The Supreme Court today blocked a £3bn data protection claim against Google, ruling that the case against the tech giant is ‘doomed to fail’.

The UK’s highest court unanimously allowed Google’s appeal and held that damages for alleged breaches of section 13 of the Data Protection Act 1998 can be claimed only where the breach has caused ‘material damage or distress to the individual concerned’.

In Lloyd v Google, the Supreme Court was asked to overturn the Court of Appeal’s ruling that a consumer activist representing more than four million Apple iPhone users in England and Wales can serve proceedings on Google outside of the jurisdiction.

Richard Lloyd – a former director of Which?, who is backed by litigation funder Therium Litigation Funding – began proceedings in 2017 on behalf of all individuals who were affected by the so-called ‘Safari workaround’ between August 2011 and February 2012.

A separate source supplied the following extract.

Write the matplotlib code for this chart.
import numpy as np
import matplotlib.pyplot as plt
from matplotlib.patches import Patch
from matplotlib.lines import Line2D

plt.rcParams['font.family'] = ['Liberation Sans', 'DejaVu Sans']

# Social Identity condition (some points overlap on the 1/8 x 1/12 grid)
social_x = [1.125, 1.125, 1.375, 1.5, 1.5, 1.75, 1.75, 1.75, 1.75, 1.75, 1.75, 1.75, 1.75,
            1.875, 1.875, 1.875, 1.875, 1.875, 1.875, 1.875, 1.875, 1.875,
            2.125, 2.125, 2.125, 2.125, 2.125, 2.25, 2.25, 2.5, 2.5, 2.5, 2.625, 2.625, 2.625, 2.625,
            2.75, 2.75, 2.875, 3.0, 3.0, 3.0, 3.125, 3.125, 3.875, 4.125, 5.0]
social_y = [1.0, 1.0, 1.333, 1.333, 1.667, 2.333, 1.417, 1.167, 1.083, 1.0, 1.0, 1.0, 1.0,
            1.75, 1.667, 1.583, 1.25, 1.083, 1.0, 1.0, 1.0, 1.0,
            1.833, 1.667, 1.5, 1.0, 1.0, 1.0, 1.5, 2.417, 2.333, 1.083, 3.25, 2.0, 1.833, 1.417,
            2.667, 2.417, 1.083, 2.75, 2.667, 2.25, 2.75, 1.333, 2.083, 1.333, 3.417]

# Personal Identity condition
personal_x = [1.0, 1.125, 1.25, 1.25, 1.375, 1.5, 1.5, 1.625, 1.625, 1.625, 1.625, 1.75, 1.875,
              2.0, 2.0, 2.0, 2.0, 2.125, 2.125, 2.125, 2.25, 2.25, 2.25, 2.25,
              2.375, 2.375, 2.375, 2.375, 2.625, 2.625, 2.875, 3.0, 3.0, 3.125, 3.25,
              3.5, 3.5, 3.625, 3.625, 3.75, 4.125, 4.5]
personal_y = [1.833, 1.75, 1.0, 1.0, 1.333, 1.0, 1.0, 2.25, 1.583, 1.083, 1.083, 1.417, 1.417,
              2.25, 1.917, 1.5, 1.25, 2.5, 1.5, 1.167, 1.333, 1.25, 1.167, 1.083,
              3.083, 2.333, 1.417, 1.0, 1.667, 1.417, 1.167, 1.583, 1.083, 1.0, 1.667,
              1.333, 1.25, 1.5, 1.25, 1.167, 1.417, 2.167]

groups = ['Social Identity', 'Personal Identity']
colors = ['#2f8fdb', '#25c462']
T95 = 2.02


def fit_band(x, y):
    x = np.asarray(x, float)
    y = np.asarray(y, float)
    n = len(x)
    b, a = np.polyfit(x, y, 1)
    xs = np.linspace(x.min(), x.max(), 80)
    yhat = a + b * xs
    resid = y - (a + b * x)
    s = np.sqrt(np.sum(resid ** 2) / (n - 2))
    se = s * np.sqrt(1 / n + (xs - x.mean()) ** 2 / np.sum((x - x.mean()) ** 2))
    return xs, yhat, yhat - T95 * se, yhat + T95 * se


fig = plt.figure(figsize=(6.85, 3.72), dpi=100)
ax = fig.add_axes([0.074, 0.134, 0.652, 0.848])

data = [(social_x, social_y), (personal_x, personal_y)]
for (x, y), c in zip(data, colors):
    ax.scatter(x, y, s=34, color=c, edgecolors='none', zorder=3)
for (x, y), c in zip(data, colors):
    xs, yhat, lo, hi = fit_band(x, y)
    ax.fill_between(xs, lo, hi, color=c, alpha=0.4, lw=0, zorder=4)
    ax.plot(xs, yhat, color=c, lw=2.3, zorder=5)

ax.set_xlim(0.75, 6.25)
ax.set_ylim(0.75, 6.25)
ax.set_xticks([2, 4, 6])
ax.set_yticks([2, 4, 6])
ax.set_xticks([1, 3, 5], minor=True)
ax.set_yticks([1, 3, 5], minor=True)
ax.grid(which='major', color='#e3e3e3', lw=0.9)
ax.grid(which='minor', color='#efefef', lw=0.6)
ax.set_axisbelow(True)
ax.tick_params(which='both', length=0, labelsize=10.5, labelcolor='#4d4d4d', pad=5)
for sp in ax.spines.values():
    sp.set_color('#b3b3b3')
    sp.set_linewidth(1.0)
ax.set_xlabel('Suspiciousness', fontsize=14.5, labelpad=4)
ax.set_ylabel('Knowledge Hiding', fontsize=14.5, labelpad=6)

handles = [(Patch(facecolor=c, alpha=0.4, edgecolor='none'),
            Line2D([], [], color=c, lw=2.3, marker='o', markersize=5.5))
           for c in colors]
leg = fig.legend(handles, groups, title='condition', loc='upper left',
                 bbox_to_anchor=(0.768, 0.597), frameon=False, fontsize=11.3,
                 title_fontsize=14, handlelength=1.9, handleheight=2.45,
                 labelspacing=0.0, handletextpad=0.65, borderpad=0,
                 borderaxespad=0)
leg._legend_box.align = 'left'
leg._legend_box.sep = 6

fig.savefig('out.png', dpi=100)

Google was alleged to have ‘illegally misused the data of millions of iPhone users’, through the ‘clandestine tracking and collation’ of information about internet usage on iPhones’ Safari browser, Lloyd’s legal team argued.

The High Court refused permission to serve proceedings out of the jurisdiction in 2018, but that decision was reversed by the Court of Appeal the following year – a ruling Google’s lawyers told the Supreme Court would ‘open the floodgates’ to mass data protection claims.

Richard Lloyd

Lloyd: 'Bitterly disappointing for British consumers who are having their data rights abused'

In today’s ruling, the Supreme Court held that ‘an individual is only entitled to compensation under section 13 [of the DPA 1998] where “damage” – or in some circumstances “distress” – is suffered’.

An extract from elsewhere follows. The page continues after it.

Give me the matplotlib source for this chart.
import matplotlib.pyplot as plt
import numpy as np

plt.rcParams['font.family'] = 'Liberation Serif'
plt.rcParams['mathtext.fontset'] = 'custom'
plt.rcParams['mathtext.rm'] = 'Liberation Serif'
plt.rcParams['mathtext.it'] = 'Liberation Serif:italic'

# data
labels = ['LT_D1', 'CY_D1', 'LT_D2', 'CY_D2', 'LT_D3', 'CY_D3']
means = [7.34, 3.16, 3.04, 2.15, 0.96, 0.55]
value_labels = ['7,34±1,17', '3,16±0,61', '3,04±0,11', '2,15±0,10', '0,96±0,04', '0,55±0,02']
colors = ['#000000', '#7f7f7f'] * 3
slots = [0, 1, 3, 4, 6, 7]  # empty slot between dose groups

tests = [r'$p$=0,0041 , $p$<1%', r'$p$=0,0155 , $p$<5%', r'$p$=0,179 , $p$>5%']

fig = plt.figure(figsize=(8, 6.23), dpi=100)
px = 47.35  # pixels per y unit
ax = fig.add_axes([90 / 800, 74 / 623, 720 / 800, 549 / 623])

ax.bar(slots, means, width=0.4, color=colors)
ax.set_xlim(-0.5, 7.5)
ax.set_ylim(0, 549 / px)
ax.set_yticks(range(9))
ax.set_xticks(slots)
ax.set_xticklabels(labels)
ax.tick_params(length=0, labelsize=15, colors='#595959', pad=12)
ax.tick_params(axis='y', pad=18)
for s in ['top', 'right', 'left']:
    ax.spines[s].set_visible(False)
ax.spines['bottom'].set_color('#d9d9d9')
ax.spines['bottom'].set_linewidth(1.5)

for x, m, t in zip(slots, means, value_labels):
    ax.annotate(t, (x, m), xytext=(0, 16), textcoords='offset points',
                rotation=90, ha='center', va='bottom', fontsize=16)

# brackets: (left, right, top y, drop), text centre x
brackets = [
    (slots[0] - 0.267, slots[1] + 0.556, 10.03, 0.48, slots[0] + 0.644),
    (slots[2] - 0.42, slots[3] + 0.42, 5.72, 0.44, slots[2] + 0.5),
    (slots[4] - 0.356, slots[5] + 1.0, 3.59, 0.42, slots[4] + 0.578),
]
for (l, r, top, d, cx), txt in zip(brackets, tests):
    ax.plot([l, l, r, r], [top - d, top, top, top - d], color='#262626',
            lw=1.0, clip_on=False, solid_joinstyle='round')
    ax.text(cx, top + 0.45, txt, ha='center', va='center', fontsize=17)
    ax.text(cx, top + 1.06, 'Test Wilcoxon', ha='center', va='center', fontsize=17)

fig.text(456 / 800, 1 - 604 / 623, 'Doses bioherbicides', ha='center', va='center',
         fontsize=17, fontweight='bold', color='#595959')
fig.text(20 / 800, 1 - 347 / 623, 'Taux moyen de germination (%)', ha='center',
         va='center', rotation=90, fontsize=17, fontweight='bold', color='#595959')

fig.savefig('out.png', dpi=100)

Lord Leggatt said the wording of s13 ‘cannot reasonably be interpreted as giving an individual a right to compensation without proof of material damage or distress whenever a data controller commits a non-trivial breach’.

The judge said: ‘The claim has no real prospect of success … because, in the way the claim has been framed in order to try to bring it as a representative action, the claimant seeks damages under section 13 of the DPA 1998 for each individual member of the represented class without attempting to show that any wrongful use was made by Google of personal data relating to that individual or that the individual suffered any material damage or distress as a result of a breach of the requirement of the Act by Google.’

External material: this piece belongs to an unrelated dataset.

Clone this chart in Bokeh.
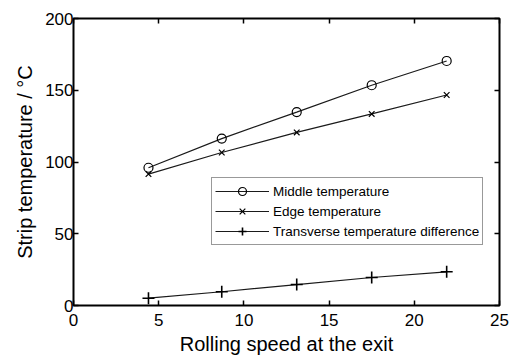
from bokeh.plotting import figure
from bokeh.models import (LinearAxis, FixedTicker, Range1d, Legend, LegendItem,
                          ColumnDataSource, CustomLabelingPolicy)
from bokeh.embed import file_html
from bokeh.resources import INLINE

# Exit rolling speed and measured strip temperatures (°C)
speed = [4.4, 8.7, 13.1, 17.5, 21.9]
middle_temp = [96.0, 116.3, 134.8, 153.5, 170.4]
edge_temp = [91.6, 106.6, 120.6, 133.5, 146.7]
temp_diff = [5.1, 9.6, 14.6, 19.5, 23.5]

x_ticks = [0, 5, 10, 15, 20, 25]
y_ticks = [0, 50, 100, 150, 200]

FONT = "Liberation Sans"

p = figure(width=522, height=357, output_backend="svg", toolbar_location=None,
           x_range=Range1d(0, 25), y_range=Range1d(0, 200),
           min_border_left=73, min_border_right=23,
           min_border_top=18, min_border_bottom=51)
p.background_fill_color = "white"
p.border_fill_color = "white"
p.outline_line_color = "black"
p.outline_line_width = 2
p.xgrid.visible = False
p.ygrid.visible = False

HIDE_LABELS = """
const all = Array.from(indices)
for (const i of all) indices.unset(i)
return indices
"""


def style_axis(ax, ticks, labels=True):
    ax.ticker = FixedTicker(ticks=ticks)
    ax.axis_line_color = None
    ax.major_tick_in = 5
    ax.major_tick_out = 0
    ax.major_tick_line_color = "black"
    ax.major_tick_line_width = 1.5
    ax.minor_tick_line_color = None
    ax.major_label_text_font = FONT
    ax.major_label_text_color = "black"
    if labels:
        ax.major_label_text_font_size = "17px"
    else:
        # tick marks only: no labels and no space kept for them
        ax.major_label_text_font_size = "0px"
        ax.major_label_policy = CustomLabelingPolicy(code=HIDE_LABELS)
        ax.major_label_standoff = 0


style_axis(p.xaxis[0], x_ticks)
style_axis(p.yaxis[0], y_ticks)
p.xaxis.major_label_standoff = 8
p.yaxis.major_label_standoff = 0

p.xaxis.axis_label = "Rolling speed at the exit"
p.yaxis.axis_label = "Strip temperature / °C"
for ax in (p.xaxis[0], p.yaxis[0]):
    ax.axis_label_text_font = FONT
    ax.axis_label_text_font_size = "20px"
    ax.axis_label_text_font_style = "normal"
    ax.axis_label_text_color = "black"
p.xaxis.axis_label_standoff = 4
p.yaxis.axis_label_standoff = 6

# mirrored tick marks on the top and right edges of the box
top_axis = LinearAxis()
right_axis = LinearAxis()
style_axis(top_axis, x_ticks, labels=False)
style_axis(right_axis, y_ticks, labels=False)
p.add_layout(top_axis, "above")
p.add_layout(right_axis, "right")

src = ColumnDataSource(dict(x=speed, mid=middle_temp, edge=edge_temp, diff=temp_diff))

LINE = "#1a1a1a"
mid_line = p.line("x", "mid", source=src, line_color=LINE, line_width=1.2)
mid_pts = p.scatter("x", "mid", source=src, marker="circle", size=9,
                    fill_color=None, line_color="black", line_width=1.2)
edge_line = p.line("x", "edge", source=src, line_color=LINE, line_width=1.2)
edge_pts = p.scatter("x", "edge", source=src, marker="x", size=8,
                     line_color="black", line_width=1.2)
diff_line = p.line("x", "diff", source=src, line_color=LINE, line_width=1.2)
diff_pts = p.scatter("x", "diff", source=src, marker="cross", size=12,
                     line_color="black", line_width=1.6)

legend = Legend(items=[
    LegendItem(label="Middle temperature", renderers=[mid_line, mid_pts]),
    LegendItem(label="Edge temperature", renderers=[edge_line, edge_pts]),
    LegendItem(label="Transverse temperature difference", renderers=[diff_line, diff_pts]),
], location=(138, 60))
legend.margin = 0
legend.padding = 3
legend.spacing = 0
legend.glyph_width = 54
legend.glyph_height = 20
legend.label_height = 20
legend.label_standoff = 4
legend.label_text_font = FONT
legend.label_text_font_size = "13.5px"
legend.label_text_color = "black"
legend.border_line_color = "#333333"
legend.border_line_width = 1
legend.background_fill_color = "white"
legend.background_fill_alpha = 1
p.add_layout(legend, "center")

open("out.html", "w").write(file_html(p, INLINE))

He added that ‘without proof of these matters, a claim for damages cannot succeed’.

Speaking to the Gazette outside the Supreme Court, Lloyd said the ruling has ‘set the bar extremely high’ for representative actions in data protection claims. ‘It’s clearly bitterly disappointing for British consumers who are having their data rights abused,’ he added. ‘It does look me effectively as if that is the end of this particular claim, but the court’s endorsement of the procedure that we have been trying to use, albeit with a very high bar, I’m sure will mean that other claims will still be able to come forward,’ Lloyd said.

His solicitor James Oldnall, managing partner at claimant firm Milberg, said the ruling could leave ‘particularly vulnerable cohorts’, such as children – on whose behalf a similar claim against TikTok is currently being brought – and ‘those people who aren’t necessarily familiar with the digital economy’ without a means of redress. ‘They are left without a remedy,’ he said.

He asked: ‘In relation to the GDPR itself, does that mean that it is a toothless remedy or toothless legislation if large quantities of consumers can have their data taken in breach of the legislation but cannot practically enforce their rights? Where are we left?’

Oldnall said the government had ‘the opportunity’ to introduce collective action procedures for data protection claims, but recently said that ‘we don’t need to in data because we’ve got Lloyd v Google’. He added: ‘Well, now we don’t so it’s really back to them to sort it out’.

  • In a separate development, the General Court of the Court of Justice of the EU dismissed an appeal by Google against a European Commission ruling that Google had abused its dominant position by favouring its own comparison shopping service. A fine of €2.42bn was upheld.